NEW DELHI: Documentaries from India, Banglaesh and the United kingdom will be screened in ‘Persistence Resistance 2011: Documentary Practices in India’, to be held in London from 1 to 8 November.
Organised by the Delhi-based Magic Lantern Foundation, the Festival will start with a focus on Indian documentary practice to create a more informed ground to explore its specific histories, styles and provocations. The aim is to explore further political and aesthetic affiliations across geographical locations and disciplines, according to the Foundation.
Filmmakers like Arun Khopkar, Deepa Dhanraj, Rahul Roy, Rajula and Shah Saba Dewan, from India, Yasmine Kabir from Bangladesh, as well as UK based filmmakers John Wyver, Mairead McClean, Mao Mollona, Margaret Dickinson and Simon Chambers will feature their films. They will be joined by, and be in conversations with, Alisa Lebow, Alpa Shah, Guilia Battaglia, Laura Bear, Lotte Hoek, Lucia King, Nicole Wolf, Partha Mitter, Radha D’Souza, Ravi Vasudevan, Ros Gray, Rosie Thomas, Stephen Hughes, Stewart Motha and Ziba Mir Hosseini.

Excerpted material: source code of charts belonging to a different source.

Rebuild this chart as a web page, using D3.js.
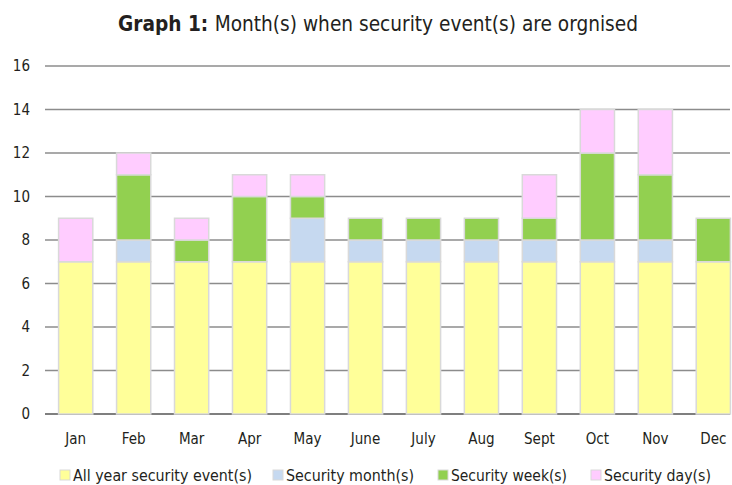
<!DOCTYPE html>
<html lang="en">
<head>
<meta charset="UTF-8">
<title>Graph 1</title>
<script src="https://cdnjs.cloudflare.com/ajax/libs/d3/7.8.5/d3.min.js"></script>
<style>
    body { margin: 0; background: #fff; }
    svg { display: block; font-family: "Liberation Sans Narrow", "DejaVu Sans Condensed", "DejaVu Sans", sans-serif; }
</style>
</head>
<body>
<svg id="chart" width="732" height="485"></svg>
<script>
// data
const months = ["Jan", "Feb", "Mar", "Apr", "May", "June", "July", "Aug", "Sept", "Oct", "Nov", "Dec"];
const allYear = [7, 7, 7, 7, 7, 7, 7, 7, 7, 7, 7, 7];
const secMonth = [0, 1, 0, 0, 2, 1, 1, 1, 1, 1, 1, 0];
const secWeek = [0, 3, 1, 3, 1, 1, 1, 1, 1, 4, 3, 2];
const secDay = [2, 1, 1, 1, 1, 0, 0, 0, 2, 2, 3, 0];
const seriesNames = ["All year security event(s)", "Security month(s)", "Security week(s)", "Security day(s)"];
const colors = ["#ffff99", "#c6d9f0", "#92d050", "#ffccff"];
const yTicks = [0, 2, 4, 6, 8, 10, 12, 14, 16];

const svg = d3.select("#chart");
const margin = {top: 66, right: 2, bottom: 71, left: 47};
const width = 732, height = 485;

const rows = months.map((m, i) => ({
    month: m, s0: allYear[i], s1: secMonth[i], s2: secWeek[i], s3: secDay[i]
}));
const stack = d3.stack().keys(["s0", "s1", "s2", "s3"])(rows);

const x = d3.scaleBand().domain(months)
    .range([margin.left, 742]).paddingInner(0.41).paddingOuter(0.2);
const y = d3.scaleLinear().domain([0, 16]).range([height - margin.bottom, margin.top]);

// title
const title = svg.append("text")
    .attr("x", 378).attr("y", 31)
    .attr("text-anchor", "middle")
    .attr("font-size", 21)
    .attr("fill", "#231f20")
    .attr("textLength", 520)
    .attr("lengthAdjust", "spacingAndGlyphs");
title.append("tspan").attr("font-weight", "bold").text("Graph 1: ");
title.append("tspan").text("Month(s) when security event(s) are orgnised");

// gridlines
svg.append("g").selectAll("line")
    .data(yTicks)
    .join("line")
    .attr("x1", margin.left - 2).attr("x2", 730)
    .attr("y1", d => y(d)).attr("y2", d => y(d))
    .attr("stroke", d => d === 0 ? "#555" : "#8c8c8c")
    .attr("stroke-width", 1.3);

// y tick labels
svg.append("g").selectAll("text")
    .data(yTicks)
    .join("text")
    .attr("x", 30).attr("y", d => y(d) + 5)
    .attr("text-anchor", "end")
    .attr("font-size", 15)
    .attr("fill", "#231f20")
    .text(d => d);

// bars
svg.append("g").selectAll("g")
    .data(stack)
    .join("g")
    .attr("fill", (d, i) => colors[i])
    .selectAll("rect")
    .data(d => d.filter(p => p[1] > p[0]))
    .join("rect")
    .attr("x", d => x(d.data.month))
    .attr("y", d => y(d[1]))
    .attr("width", x.bandwidth())
    .attr("height", d => y(d[0]) - y(d[1]))
    .attr("stroke", "#d9d9d9")
    .attr("stroke-width", 1.5);

// x labels
svg.append("g").selectAll("text")
    .data(months)
    .join("text")
    .attr("x", d => x(d) + x.bandwidth() / 2)
    .attr("y", 444)
    .attr("text-anchor", "middle")
    .attr("font-size", 15)
    .attr("fill", "#231f20")
    .text(d => d);

// legend
const legendX = [60, 273, 438, 591];
const legendW = [179, 128, 116, 107];
const leg = svg.append("g").selectAll("g")
    .data(seriesNames)
    .join("g")
    .attr("transform", (d, i) => `translate(${legendX[i]},470)`);
leg.append("rect")
    .attr("width", 10).attr("height", 10)
    .attr("fill", (d, i) => colors[i])
    .attr("stroke", "#d9d9d9");
leg.append("text")
    .attr("x", 13).attr("y", 11)
    .attr("font-size", 16)
    .attr("fill", "#231f20")
    .attr("textLength", (d, i) => legendW[i])
    .attr("lengthAdjust", "spacingAndGlyphs")
    .text(d => d);
</script>
</body>
</html>
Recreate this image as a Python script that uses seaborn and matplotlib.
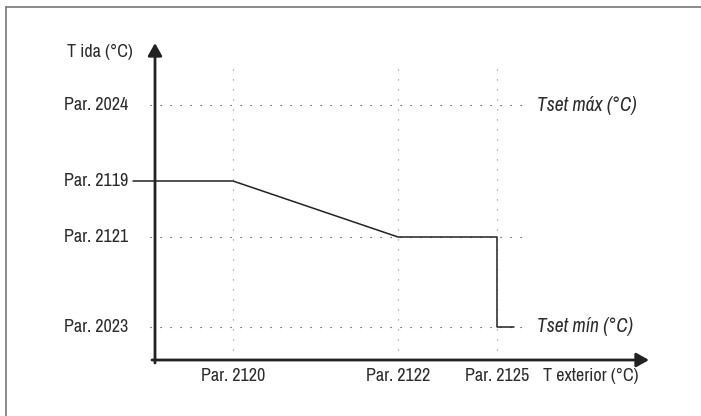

The documentaries include Something Like a War by Deepa Dhanraj, Figures of Thought by Arun Khopkar and The Other Song by Saba Dewan.
There will be interactive sessions on ‘Indian Arts on Films’, ‘Documentary as Witnessing the Judiciary’, ‘Movements of everyday political/aesthetic practice – emergencies, revolutions and the paradoxes of involvement’, ‘Dialogues in Movement, Poetry and Song’, ‘Global Migrations, Labour and Activism’, ‘Urban Dreams: Public Cultures, Sexuality and Pleasure’ among others.
According to Gargi Sen who organises this festival every year in Delhi, Persistence Resistance in London would like to widen the spectrum of conversations between those films and their audiences, between filmmakers and viewers through a series of constructed conversations between academics and practitioners. It introduces archival and very recent works that have not been shown in London previously.
The festival is a collaborative effort between Magic Lantern and five academic institutions – Goldsmiths, London School of Economics, School of Oriental and African Studies, University of Westminster and Brunel University.